Despite a falling market, we are no better off than a car, according to a Facebook post by Leung Kai-chi, an assistant program director in the Chinese University of Hong Kong.
His reasoning is quite simple.
The smallest parking space in Hong Kong is 2.5 meters by five meters, according to the Planning Department.
Leung says that’s the equivalent of a dining room plus an open kitchen or a bedroom with a washroom in a typical new flat.
You don’t need a lot to figure out what it looks like in terms of space and design.
Just go to any car park and see how a flat can fit in two car spaces.
According to Leung, a 310-square-foot studio in a new residential project in Tseung Kwan O is priced at HK$14,119 (US$1,817) per square foot, or HK$11,365 after a 20 per cent discount.
That’s like two car parking spaces which the developer touted as a “jubilant entry price”.
As it turned out, all the studio and one-bedroom units in the development were taken up last month.
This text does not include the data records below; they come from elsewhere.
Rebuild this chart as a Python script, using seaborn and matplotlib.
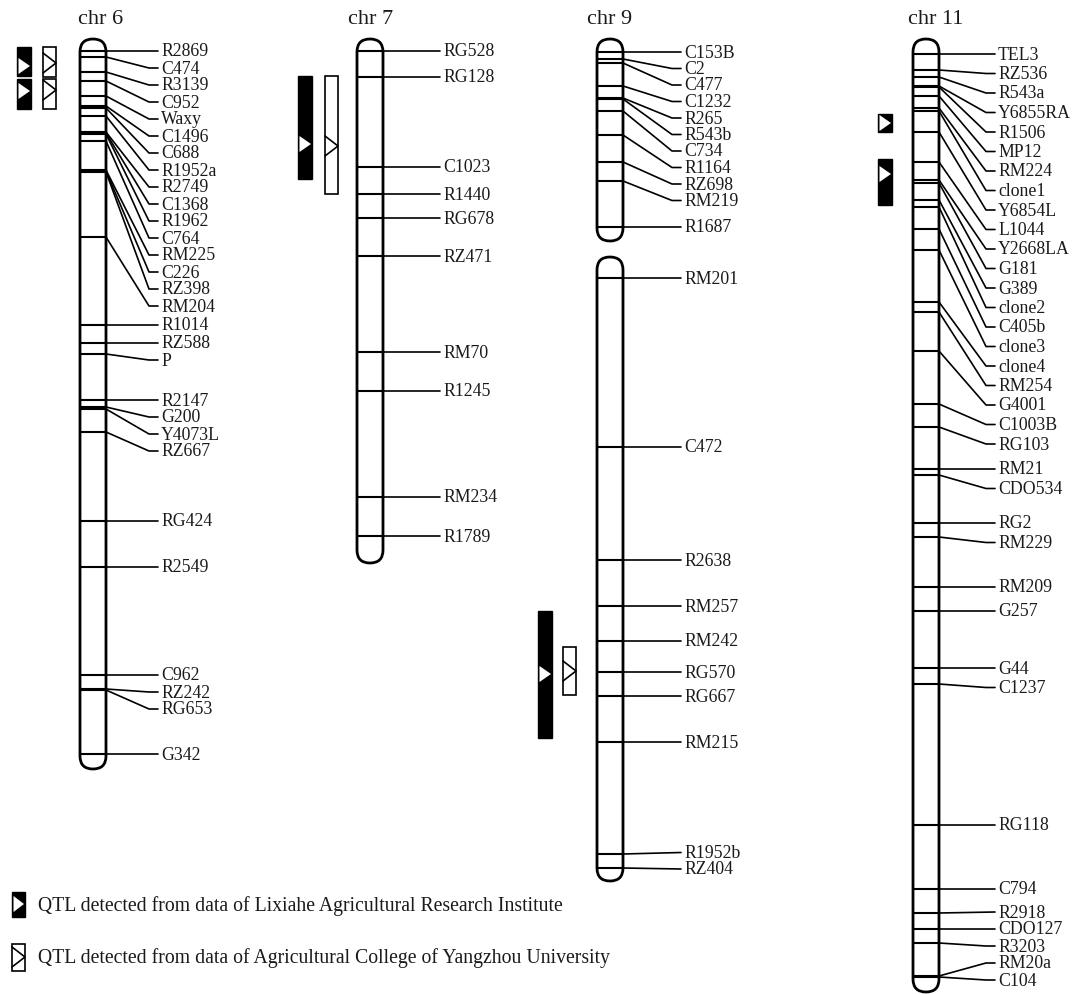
import matplotlib
matplotlib.use("Agg")
import matplotlib.pyplot as plt
from matplotlib.patches import FancyBboxPatch, Rectangle, Polygon
import seaborn as sns

# ---------------- data (map positions, units from the top of each chromosome) -------------
chr6_markers = ["R2869", "C474", "R3139", "C952", "Waxy", "C1496", "C688", "R1952a", "R2749",
                "C1368", "R1962", "C764", "RM225", "C226", "RZ398", "RM204", "R1014", "RZ588",
                "P", "R2147", "G200", "Y4073L", "RZ667", "RG424", "R2549", "C962", "RZ242",
                "RG653", "G342"]
chr6_pos = [12, 18, 33, 42, 57, 67, 69, 77, 93, 94, 95, 102, 131, 132, 133, 198, 286, 304,
            315, 361, 368, 370, 393, 482, 528, 636, 650, 651, 715]
chr6_length = 730

chr7_markers = ["RG528", "RG128", "C1023", "R1440", "RG678", "RZ471", "RM70", "R1245",
                "RM234", "R1789"]
chr7_pos = [12, 38, 128, 155, 179, 217, 313, 352, 458, 497]
chr7_length = 524

chr9a_markers = ["C153B", "C2", "C477", "C1232", "R265", "R543b", "C734", "R1164", "RZ698",
                 "RM219", "R1687"]
chr9a_pos = [13, 20, 24, 47, 59, 60, 72, 96, 123, 142, 188]
chr9a_span = (0, 202)

chr9b_markers = ["RM201", "C472", "R2638", "RM257", "RM242", "RG570", "RG667", "RM215",
                 "R1952b", "RZ404"]
chr9b_pos = [239, 408, 521, 567, 602, 633, 657, 703, 815, 829]
chr9b_span = (218, 842)

chr11_markers = ["TEL3", "RZ536", "R543a", "Y6855RA", "R1506", "MP12", "RM224", "clone1",
                 "Y6854L", "L1044", "Y2668LA", "G181", "G389", "clone2", "C405b", "clone3",
                 "clone4", "RM254", "G4001", "C1003B", "RG103", "RM21", "CDO534", "RG2",
                 "RM229", "RM209", "G257", "G44", "C1237", "RG118", "C794", "R2918",
                 "CDO127", "R3203", "RM20a", "C104"]
chr11_pos = [15, 31, 38, 47, 48, 57, 69, 72, 93, 123, 141, 144, 161, 168, 190, 211, 263, 273,
             312, 365, 388, 430, 436, 484, 498, 548, 572, 629, 645, 786, 850, 874, 890, 904,
             937, 938]
chr11_length = 953

# QTL intervals (start, end, peak)
qtl_lixiahe = {"6": [(8, 37, 27), (40, 70, 52)], "7": [(37, 140, 105)],
               "9": [(572, 699, 635)], "11": [(75, 93, 84), (120, 166, 135)]}
qtl_yangzhou = {"6": [(8, 38, 24), (40, 70, 51)], "7": [(37, 155, 107)],
                "9": [(608, 656, 632)]}

titles = {"6": "chr 6", "7": "chr 7", "9": "chr 9", "11": "chr 11"}
legend_texts = ["QTL detected from data of Lixiahe Agricultural Research Institute",
                "QTL detected from data of Agricultural College of Yangzhou University"]

# ---------------- layout ----------------
Y0 = 40          # pixel row of map position 0
W = 26           # chromosome width
LAYOUT = {
    "6": dict(x=80, title_x=101, label_dx=55, gap=17.0, qx={"L": 17, "Y": 43}),
    "7": dict(x=357, title_x=371, label_dx=60, gap=17.0, qx={"L": 298, "Y": 325}),
    "9": dict(x=597, title_x=610, label_dx=61, gap=16.5, qx={"L": 538, "Y": 563}),
    "11": dict(x=913, title_x=936, label_dx=59, gap=19.5, qx={"L": 878}),
}
groups = {
    "6": [(chr6_markers, chr6_pos, (0, chr6_length))],
    "7": [(chr7_markers, chr7_pos, (0, chr7_length))],
    "9": [(chr9a_markers, chr9a_pos, chr9a_span), (chr9b_markers, chr9b_pos, chr9b_span)],
    "11": [(chr11_markers, chr11_pos, (0, chr11_length))],
}

sns.set_theme(style="white")
plt.rcParams["font.family"] = ["Liberation Serif", "DejaVu Serif"]

fig = plt.figure(figsize=(10.75, 9.95), dpi=100)
ax = fig.add_axes([0, 0, 1, 1])
ax.set_xlim(0, 1075)
ax.set_ylim(995 - Y0, -Y0)
ax.axis("off")

LABEL_FS = 12.8
LEGEND_FS = 14.2
TITLE_FS = 16
TXT = "#1a1a1a"
MIN_GAP = 17


def spread(m, gap, lo, hi):
    up_gap = min(MIN_GAP, gap)
    lab = list(m)
    lab[0] = max(m[0], lo)
    for i in range(1, len(lab)):
        lab[i] = max(m[i], lab[i - 1] + gap)
    lab[-1] = min(lab[-1], hi)
    for i in range(len(lab) - 2, -1, -1):
        lab[i] = min(lab[i], lab[i + 1] - up_gap)
    return lab


for key, lay in LAYOUT.items():
    xl = lay["x"]
    xr = xl + W
    xt = xr + lay["label_dx"]
    ax.text(lay["title_x"], 19 - Y0, titles[key], fontsize=TITLE_FS, ha="center",
            va="center", color=TXT)
    for names, pos, (top, bot) in groups[key]:
        body = FancyBboxPatch((xl, top), W, bot - top,
                              boxstyle=f"round,pad=0,rounding_size={W / 2}",
                              facecolor="white", edgecolor="none", zorder=1)
        ax.add_patch(body)
        lc = ax.hlines(pos, xl, xr, colors="black", linewidth=1.5, zorder=2)
        lc.set_clip_path(body)
        ax.add_patch(FancyBboxPatch((xl, top), W, bot - top,
                                    boxstyle=f"round,pad=0,rounding_size={W / 2}",
                                    facecolor="none", edgecolor="black", linewidth=2.0,
                                    zorder=3))
        labs = spread(pos, lay["gap"], top + 9, bot - 12)
        for name, m, l in zip(names, pos, labs):
            if abs(l - m) < 2.0:
                ax.plot([xr, xt - 3], [m, l], color="black", lw=1.2, zorder=2)
            else:
                ax.plot([xr, xt - 12, xt - 3], [m, l, l], color="black", lw=1.2, zorder=2)
            ax.text(xt, l, name, fontsize=LABEL_FS, ha="left", va="center", color=TXT)

    # QTL bars
    for (s, e, p) in qtl_lixiahe.get(key, []):
        qx = lay["qx"]["L"]
        ax.add_patch(Rectangle((qx, s), 14, e - s, facecolor="black", edgecolor="black",
                               lw=1.0, zorder=3))
        h = min(8, (e - s) / 2 - 1)
        ax.add_patch(Polygon([(qx + 1.5, p - h), (qx + 13, p), (qx + 1.5, p + h)],
                             closed=True, facecolor="white", edgecolor="none", zorder=4))
    for (s, e, p) in qtl_yangzhou.get(key, []):
        qx = lay["qx"]["Y"]
        ax.add_patch(Rectangle((qx, s), 13, e - s, facecolor="white", edgecolor="black",
                               lw=1.2, zorder=3))
        h = min(10, (e - s) / 2)
        ax.plot([qx, qx + 13, qx], [p - h, p, p + h], color="black", lw=1.2, zorder=4)

# legend
ax.add_patch(Rectangle((12, 893 - Y0), 13, 25, facecolor="black", edgecolor="black", lw=1,
                       zorder=3))
ax.add_patch(Polygon([(13.5, 897 - Y0), (24, 905 - Y0), (13.5, 913 - Y0)], closed=True,
                     facecolor="white", edgecolor="none", zorder=4))
ax.add_patch(Rectangle((12, 945 - Y0), 13, 27, facecolor="white", edgecolor="black", lw=1.2,
                       zorder=3))
ax.plot([12, 25, 12], [948 - Y0, 958 - Y0, 968 - Y0], color="black", lw=1.2, zorder=4)
ax.text(38, 906 - Y0, legend_texts[0], fontsize=LEGEND_FS, ha="left", va="center", color=TXT)
ax.text(38, 958 - Y0, legend_texts[1], fontsize=LEGEND_FS, ha="left", va="center", color=TXT)

fig.savefig("out.png", dpi=100, facecolor="white")
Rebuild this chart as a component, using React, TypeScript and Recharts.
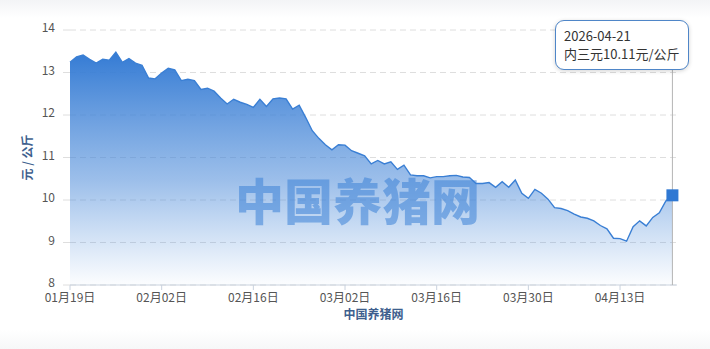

So were most of the units below HK$4 million in a non-urban development, especially with developers willing to offer 80 percent mortgage with no income proof.
Friends tell me that second-hand units in older housing estates priced below HK$3 million are often quickly snapped up.
There seems to be good support for the low-end market amid a weak economic outlook, coupled with another US interest rate hike anytime soon.
I wonder how the market will respond to a parking lot with a roof on it and built to look like a flat.
But even a parking space is not cheap. A small car park in Tseung Kwan O recently fetched seven figures.
So, is it better to be a car in Hong Kong? You decide.